Suit un Entretien avec Jean-Pierre Maugrette (21’), plus intéressant. Il rappelle que The Turn of the Screw fut initialement publié, sous forme de feuilleton, comme un conte de Noël, alors que Clayton transpose l’action en plein été. Il voit dans la réalisation une influence néo-gothique (déjà présente dans le Rebecca d’Alfred Hitchcock en 1940) faisant de la nouvelle de Henry James un conte de fées assez noir, à l’opposé des histoires où une gouvernante vient mettre de l’ordre dans la maison, comme le fait Julie Andrews dans Mary Poppins ou La Mélodie du bonheur (The Sound of Music, 1965). Par la projection de ses propres fantasmes nourris par des troubles sexuels, que le film a choisi d’estomper, Miss Giddens sème en réalité le désordre.
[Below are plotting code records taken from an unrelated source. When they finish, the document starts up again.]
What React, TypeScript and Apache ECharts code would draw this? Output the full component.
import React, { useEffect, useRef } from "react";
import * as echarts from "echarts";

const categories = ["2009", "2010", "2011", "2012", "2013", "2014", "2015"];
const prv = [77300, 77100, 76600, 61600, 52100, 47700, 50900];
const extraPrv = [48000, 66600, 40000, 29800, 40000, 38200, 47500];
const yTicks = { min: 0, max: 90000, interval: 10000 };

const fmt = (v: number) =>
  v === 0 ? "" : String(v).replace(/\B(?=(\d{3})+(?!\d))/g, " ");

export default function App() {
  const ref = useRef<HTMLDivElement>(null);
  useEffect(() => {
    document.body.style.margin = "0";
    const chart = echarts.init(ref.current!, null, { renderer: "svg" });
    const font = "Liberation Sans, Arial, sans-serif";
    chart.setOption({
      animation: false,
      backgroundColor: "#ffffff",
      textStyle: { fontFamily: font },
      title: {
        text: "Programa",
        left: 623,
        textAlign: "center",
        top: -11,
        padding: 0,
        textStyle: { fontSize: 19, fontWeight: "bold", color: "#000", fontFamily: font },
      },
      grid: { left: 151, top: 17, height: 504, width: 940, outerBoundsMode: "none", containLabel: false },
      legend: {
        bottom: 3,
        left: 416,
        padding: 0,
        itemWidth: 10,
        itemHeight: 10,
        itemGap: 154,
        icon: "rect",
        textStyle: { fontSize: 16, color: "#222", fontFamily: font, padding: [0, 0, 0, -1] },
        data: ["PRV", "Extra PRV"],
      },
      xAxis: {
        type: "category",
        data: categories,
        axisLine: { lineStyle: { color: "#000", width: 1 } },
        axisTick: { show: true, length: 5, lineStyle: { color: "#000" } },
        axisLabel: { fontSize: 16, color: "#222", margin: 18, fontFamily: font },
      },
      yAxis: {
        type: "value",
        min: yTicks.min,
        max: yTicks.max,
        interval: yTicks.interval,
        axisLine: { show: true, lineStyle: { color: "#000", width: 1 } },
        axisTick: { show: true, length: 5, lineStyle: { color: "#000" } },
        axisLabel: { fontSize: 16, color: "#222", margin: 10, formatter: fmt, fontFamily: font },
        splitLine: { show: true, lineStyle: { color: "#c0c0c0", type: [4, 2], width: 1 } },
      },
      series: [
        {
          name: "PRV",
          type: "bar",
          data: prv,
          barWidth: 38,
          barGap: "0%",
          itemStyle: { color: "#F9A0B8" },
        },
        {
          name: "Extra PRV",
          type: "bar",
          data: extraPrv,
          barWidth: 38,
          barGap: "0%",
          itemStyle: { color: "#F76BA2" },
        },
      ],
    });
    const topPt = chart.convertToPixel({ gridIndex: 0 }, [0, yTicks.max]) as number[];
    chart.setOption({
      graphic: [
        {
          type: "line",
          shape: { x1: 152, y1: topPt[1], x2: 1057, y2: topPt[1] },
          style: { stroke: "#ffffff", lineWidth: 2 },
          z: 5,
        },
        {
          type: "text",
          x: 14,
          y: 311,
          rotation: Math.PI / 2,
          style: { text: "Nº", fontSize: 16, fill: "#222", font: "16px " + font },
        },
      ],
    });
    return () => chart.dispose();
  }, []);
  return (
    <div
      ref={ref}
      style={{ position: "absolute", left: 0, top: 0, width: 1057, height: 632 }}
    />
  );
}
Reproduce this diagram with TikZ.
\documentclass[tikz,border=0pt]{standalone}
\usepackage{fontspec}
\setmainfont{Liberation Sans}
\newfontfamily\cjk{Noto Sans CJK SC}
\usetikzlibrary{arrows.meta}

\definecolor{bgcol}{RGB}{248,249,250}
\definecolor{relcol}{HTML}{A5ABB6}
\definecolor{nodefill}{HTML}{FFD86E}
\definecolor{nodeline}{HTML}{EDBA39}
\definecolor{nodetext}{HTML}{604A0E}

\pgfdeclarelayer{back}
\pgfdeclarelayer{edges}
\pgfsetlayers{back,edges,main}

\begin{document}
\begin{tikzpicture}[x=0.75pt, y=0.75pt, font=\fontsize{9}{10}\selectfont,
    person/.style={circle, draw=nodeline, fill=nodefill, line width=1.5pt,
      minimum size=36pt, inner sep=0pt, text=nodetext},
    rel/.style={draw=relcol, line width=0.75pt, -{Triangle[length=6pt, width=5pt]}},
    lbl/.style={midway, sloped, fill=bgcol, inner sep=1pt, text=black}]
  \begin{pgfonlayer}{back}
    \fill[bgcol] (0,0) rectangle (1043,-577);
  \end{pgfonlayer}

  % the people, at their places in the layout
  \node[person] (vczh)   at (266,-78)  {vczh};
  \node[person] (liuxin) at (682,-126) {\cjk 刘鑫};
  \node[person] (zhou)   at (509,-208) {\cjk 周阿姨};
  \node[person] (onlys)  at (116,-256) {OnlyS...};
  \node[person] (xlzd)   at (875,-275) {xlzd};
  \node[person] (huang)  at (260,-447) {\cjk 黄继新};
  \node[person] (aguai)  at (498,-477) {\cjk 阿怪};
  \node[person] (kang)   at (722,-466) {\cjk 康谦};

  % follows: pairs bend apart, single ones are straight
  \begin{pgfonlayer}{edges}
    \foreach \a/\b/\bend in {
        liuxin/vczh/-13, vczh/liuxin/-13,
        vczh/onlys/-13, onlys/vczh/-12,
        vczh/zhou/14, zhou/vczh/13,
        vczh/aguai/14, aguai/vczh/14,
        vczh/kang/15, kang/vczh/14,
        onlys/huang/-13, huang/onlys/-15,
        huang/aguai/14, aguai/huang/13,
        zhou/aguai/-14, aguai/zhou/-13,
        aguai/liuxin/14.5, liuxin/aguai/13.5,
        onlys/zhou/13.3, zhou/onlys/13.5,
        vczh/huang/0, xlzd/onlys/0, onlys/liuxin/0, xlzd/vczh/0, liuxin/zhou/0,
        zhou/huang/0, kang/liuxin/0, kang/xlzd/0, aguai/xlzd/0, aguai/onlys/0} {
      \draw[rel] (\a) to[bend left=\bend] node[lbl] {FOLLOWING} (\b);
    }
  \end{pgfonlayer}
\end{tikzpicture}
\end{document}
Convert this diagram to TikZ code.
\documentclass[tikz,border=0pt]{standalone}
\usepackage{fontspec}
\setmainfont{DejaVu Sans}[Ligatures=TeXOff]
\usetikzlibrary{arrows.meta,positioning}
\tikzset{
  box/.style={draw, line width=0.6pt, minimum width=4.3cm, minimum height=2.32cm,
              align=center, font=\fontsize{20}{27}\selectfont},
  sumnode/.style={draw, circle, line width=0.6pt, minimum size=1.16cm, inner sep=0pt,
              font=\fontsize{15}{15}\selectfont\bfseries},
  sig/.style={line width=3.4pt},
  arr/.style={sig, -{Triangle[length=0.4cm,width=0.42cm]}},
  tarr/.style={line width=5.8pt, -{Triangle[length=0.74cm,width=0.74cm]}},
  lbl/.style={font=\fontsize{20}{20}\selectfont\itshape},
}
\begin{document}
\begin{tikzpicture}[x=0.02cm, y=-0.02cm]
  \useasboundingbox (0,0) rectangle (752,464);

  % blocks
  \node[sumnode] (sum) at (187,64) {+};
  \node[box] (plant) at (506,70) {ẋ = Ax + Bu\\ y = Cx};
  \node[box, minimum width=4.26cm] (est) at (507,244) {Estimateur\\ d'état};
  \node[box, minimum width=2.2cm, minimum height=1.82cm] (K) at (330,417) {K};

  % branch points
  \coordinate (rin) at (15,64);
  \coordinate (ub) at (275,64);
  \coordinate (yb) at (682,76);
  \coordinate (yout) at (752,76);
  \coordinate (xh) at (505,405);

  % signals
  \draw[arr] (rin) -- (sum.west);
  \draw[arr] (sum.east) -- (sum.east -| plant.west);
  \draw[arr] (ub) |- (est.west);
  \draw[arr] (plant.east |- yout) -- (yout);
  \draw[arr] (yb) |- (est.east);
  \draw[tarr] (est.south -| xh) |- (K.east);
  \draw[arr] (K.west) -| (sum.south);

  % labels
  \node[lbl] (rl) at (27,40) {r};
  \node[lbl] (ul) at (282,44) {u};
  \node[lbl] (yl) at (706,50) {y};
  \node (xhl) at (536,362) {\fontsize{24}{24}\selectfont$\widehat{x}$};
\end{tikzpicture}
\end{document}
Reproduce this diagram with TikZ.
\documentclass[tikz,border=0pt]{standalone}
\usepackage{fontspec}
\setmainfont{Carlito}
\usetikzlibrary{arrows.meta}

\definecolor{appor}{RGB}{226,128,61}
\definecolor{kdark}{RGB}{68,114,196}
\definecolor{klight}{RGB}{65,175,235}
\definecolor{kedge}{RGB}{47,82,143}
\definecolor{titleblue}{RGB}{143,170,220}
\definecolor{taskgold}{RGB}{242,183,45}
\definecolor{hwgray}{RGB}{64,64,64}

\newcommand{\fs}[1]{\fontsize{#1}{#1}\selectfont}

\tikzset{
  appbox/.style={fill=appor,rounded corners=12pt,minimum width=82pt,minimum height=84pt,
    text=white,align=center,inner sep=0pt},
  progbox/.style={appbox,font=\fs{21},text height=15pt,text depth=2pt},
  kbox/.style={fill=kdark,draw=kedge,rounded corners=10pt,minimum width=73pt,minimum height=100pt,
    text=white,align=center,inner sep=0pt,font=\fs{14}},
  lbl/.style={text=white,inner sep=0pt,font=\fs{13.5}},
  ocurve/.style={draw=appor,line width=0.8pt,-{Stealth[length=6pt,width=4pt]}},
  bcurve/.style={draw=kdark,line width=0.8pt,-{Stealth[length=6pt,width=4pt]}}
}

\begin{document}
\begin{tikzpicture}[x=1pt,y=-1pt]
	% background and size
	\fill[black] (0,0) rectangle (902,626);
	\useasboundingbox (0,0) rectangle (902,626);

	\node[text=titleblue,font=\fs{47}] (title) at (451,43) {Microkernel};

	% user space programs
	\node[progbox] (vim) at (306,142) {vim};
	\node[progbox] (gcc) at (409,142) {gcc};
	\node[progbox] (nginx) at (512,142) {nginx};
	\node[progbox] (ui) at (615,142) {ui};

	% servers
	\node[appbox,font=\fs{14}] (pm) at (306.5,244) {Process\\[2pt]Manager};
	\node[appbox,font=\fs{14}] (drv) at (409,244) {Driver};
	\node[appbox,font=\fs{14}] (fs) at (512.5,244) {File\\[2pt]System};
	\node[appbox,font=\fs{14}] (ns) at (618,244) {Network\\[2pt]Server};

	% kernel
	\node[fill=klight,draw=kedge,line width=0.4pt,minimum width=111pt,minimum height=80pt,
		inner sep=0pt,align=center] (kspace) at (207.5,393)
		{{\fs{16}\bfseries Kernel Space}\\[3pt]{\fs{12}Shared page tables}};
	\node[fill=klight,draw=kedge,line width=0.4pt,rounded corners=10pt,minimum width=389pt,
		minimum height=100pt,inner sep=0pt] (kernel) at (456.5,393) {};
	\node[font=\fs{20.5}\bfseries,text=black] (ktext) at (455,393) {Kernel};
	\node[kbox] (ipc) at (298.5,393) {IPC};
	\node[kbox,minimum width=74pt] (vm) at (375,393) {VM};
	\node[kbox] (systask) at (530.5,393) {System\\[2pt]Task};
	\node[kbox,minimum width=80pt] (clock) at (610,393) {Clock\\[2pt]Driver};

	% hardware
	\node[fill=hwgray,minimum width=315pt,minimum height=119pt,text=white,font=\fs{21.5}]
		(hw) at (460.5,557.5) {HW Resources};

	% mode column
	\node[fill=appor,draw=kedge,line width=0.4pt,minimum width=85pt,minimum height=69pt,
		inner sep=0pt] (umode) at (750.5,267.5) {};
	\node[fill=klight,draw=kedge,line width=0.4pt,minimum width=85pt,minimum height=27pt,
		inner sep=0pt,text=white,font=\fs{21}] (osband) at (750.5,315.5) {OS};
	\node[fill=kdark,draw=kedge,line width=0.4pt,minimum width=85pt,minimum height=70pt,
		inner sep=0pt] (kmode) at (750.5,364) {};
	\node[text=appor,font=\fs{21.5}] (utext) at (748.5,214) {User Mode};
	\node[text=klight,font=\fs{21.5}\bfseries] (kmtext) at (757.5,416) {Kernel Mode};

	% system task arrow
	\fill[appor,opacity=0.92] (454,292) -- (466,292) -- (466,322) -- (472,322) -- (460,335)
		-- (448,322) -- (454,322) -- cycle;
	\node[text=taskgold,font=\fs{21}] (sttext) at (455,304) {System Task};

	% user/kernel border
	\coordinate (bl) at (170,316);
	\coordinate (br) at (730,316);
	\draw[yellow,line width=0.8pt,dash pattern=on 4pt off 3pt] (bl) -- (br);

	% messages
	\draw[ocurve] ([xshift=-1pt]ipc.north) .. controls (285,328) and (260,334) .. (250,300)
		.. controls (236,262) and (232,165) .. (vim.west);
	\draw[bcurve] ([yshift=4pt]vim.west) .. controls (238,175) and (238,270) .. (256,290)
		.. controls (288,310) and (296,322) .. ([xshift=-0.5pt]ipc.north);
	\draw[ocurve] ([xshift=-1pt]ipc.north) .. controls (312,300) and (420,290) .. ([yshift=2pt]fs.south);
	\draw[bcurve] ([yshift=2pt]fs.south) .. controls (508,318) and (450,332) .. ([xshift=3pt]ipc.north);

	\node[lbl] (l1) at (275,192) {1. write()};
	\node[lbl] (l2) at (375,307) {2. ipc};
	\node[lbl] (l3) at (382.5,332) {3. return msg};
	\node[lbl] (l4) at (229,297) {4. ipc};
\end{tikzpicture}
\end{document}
Pour finir, une découverte, un moyen métrage, The Bespoke Overcoat (1956, 36’), une adaptation de la nouvelle de Gogol, Le Manteau, un étrange conte fantastique, dans une version assez soigneusement restaurée. C’est le tout premier film indépendant de Jack Clayton, après Naples Is a Battlefield, un court métrage de propagande commandé par l’armée en 1944.
L’image (2.35:1, 1080p, AVC) est un autre bel exemple de restauration réussie. Elle a été pratiquement débarrassée du léger bruit vidéo qui subsistait sur l’édition Opening de 2006.
En ayant évité un lissage excessif, elle a préservé le grain argentique et offre de solides contrastes avec des blancs lumineux et des noirs denses.
Le son DTS-HD Master Audio 2.0 mono été débarrassé de tous bruits parasites et du souffle, pratiquement inaudible. Le spectre, très ouvert vers les aigus, un peu moins vers le grave, sert parfaitement la musique de Georges Auric et assure la clarté des dialogues. Quelques saturations dans les passages forte.